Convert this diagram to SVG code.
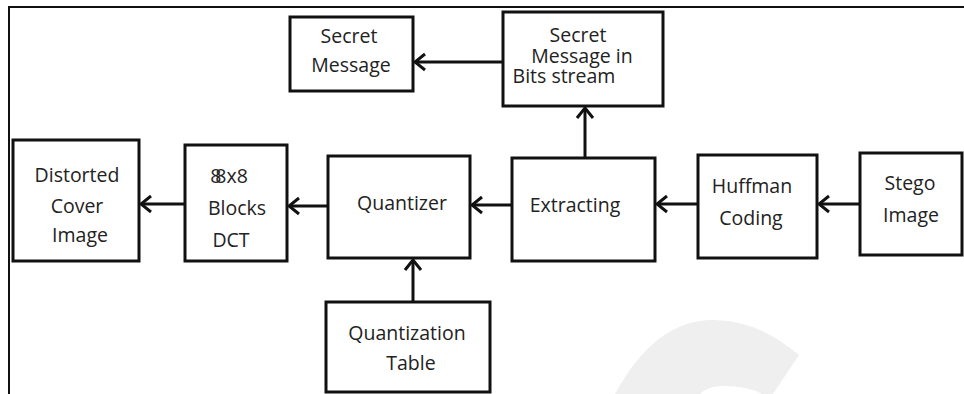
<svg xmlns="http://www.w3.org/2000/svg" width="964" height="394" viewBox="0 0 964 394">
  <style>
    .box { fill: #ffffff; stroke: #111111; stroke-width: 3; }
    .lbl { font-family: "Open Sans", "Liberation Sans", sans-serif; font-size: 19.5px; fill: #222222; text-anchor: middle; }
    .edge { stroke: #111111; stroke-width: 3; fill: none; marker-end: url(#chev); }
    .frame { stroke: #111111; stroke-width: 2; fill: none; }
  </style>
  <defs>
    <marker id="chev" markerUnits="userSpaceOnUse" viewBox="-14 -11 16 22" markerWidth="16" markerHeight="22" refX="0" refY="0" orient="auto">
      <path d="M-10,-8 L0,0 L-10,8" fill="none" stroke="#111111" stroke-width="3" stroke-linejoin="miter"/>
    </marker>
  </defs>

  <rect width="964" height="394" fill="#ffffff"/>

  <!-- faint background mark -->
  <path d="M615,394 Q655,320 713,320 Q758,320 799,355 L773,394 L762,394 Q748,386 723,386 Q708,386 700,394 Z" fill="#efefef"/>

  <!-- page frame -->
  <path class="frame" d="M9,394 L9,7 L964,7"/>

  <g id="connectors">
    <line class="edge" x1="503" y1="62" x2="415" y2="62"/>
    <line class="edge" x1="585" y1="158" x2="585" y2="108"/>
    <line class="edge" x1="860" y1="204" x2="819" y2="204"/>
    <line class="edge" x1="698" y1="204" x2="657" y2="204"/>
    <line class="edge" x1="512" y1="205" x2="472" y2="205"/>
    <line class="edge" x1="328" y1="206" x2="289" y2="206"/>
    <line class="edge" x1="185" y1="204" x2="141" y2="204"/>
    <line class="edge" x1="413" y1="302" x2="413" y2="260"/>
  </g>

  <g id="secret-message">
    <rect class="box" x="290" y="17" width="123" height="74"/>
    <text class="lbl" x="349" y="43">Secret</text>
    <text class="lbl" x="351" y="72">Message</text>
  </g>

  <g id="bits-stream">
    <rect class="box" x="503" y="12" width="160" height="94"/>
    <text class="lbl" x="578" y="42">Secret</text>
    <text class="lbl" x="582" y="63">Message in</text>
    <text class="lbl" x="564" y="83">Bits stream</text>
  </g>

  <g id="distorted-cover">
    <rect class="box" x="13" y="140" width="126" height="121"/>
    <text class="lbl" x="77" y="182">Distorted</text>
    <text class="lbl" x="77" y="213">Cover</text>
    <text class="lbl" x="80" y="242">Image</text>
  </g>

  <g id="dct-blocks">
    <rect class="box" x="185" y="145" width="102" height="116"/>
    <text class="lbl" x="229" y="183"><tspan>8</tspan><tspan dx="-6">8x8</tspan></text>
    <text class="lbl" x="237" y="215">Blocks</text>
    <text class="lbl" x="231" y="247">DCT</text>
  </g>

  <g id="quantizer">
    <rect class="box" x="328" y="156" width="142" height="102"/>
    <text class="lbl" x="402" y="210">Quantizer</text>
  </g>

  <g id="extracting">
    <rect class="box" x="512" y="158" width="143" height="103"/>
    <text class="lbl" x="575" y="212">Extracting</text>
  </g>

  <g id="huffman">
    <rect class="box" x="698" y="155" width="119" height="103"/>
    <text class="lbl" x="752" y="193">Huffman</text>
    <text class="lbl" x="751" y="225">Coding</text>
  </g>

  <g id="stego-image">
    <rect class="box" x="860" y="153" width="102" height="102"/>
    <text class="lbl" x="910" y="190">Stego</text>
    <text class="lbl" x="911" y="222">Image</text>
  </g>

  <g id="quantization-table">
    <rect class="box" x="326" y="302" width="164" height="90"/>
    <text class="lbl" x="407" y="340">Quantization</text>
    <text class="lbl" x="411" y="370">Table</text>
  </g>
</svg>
———
→ AIM OF THE TASK: Transcribe each line above verbatim, with the pictures left out.

→ RESPONSE:
Convert this diagram to SVG code.
<svg xmlns="http://www.w3.org/2000/svg" width="964" height="394" viewBox="0 0 964 394">
  <style>
    .box { fill: #ffffff; stroke: #111111; stroke-width: 3; }
    .lbl { font-family: "Open Sans", "Liberation Sans", sans-serif; font-size: 19.5px; fill: #222222; text-anchor: middle; }
    .edge { stroke: #111111; stroke-width: 3; fill: none; marker-end: url(#chev); }
    .frame { stroke: #111111; stroke-width: 2; fill: none; }
  </style>
  <defs>
    <marker id="chev" markerUnits="userSpaceOnUse" viewBox="-14 -11 16 22" markerWidth="16" markerHeight="22" refX="0" refY="0" orient="auto">
      <path d="M-10,-8 L0,0 L-10,8" fill="none" stroke="#111111" stroke-width="3" stroke-linejoin="miter"/>
    </marker>
  </defs>

  <rect width="964" height="394" fill="#ffffff"/>

  <!-- faint background mark -->
  <path d="M615,394 Q655,320 713,320 Q758,320 799,355 L773,394 L762,394 Q748,386 723,386 Q708,386 700,394 Z" fill="#efefef"/>

  <!-- page frame -->
  <path class="frame" d="M9,394 L9,7 L964,7"/>

  <g id="connectors">
    <line class="edge" x1="503" y1="62" x2="415" y2="62"/>
    <line class="edge" x1="585" y1="158" x2="585" y2="108"/>
    <line class="edge" x1="860" y1="204" x2="819" y2="204"/>
    <line class="edge" x1="698" y1="204" x2="657" y2="204"/>
    <line class="edge" x1="512" y1="205" x2="472" y2="205"/>
    <line class="edge" x1="328" y1="206" x2="289" y2="206"/>
    <line class="edge" x1="185" y1="204" x2="141" y2="204"/>
    <line class="edge" x1="413" y1="302" x2="413" y2="260"/>
  </g>

  <g id="secret-message">
    <rect class="box" x="290" y="17" width="123" height="74"/>
    <text class="lbl" x="349" y="43">Secret</text>
    <text class="lbl" x="351" y="72">Message</text>
  </g>

  <g id="bits-stream">
    <rect class="box" x="503" y="12" width="160" height="94"/>
    <text class="lbl" x="578" y="42">Secret</text>
    <text class="lbl" x="582" y="63">Message in</text>
    <text class="lbl" x="564" y="83">Bits stream</text>
  </g>

  <g id="distorted-cover">
    <rect class="box" x="13" y="140" width="126" height="121"/>
    <text class="lbl" x="77" y="182">Distorted</text>
    <text class="lbl" x="77" y="213">Cover</text>
    <text class="lbl" x="80" y="242">Image</text>
  </g>

  <g id="dct-blocks">
    <rect class="box" x="185" y="145" width="102" height="116"/>
    <text class="lbl" x="229" y="183"><tspan>8</tspan><tspan dx="-6">8x8</tspan></text>
    <text class="lbl" x="237" y="215">Blocks</text>
    <text class="lbl" x="231" y="247">DCT</text>
  </g>

  <g id="quantizer">
    <rect class="box" x="328" y="156" width="142" height="102"/>
    <text class="lbl" x="402" y="210">Quantizer</text>
  </g>

  <g id="extracting">
    <rect class="box" x="512" y="158" width="143" height="103"/>
    <text class="lbl" x="575" y="212">Extracting</text>
  </g>

  <g id="huffman">
    <rect class="box" x="698" y="155" width="119" height="103"/>
    <text class="lbl" x="752" y="193">Huffman</text>
    <text class="lbl" x="751" y="225">Coding</text>
  </g>

  <g id="stego-image">
    <rect class="box" x="860" y="153" width="102" height="102"/>
    <text class="lbl" x="910" y="190">Stego</text>
    <text class="lbl" x="911" y="222">Image</text>
  </g>

  <g id="quantization-table">
    <rect class="box" x="326" y="302" width="164" height="90"/>
    <text class="lbl" x="407" y="340">Quantization</text>
    <text class="lbl" x="411" y="370">Table</text>
  </g>
</svg>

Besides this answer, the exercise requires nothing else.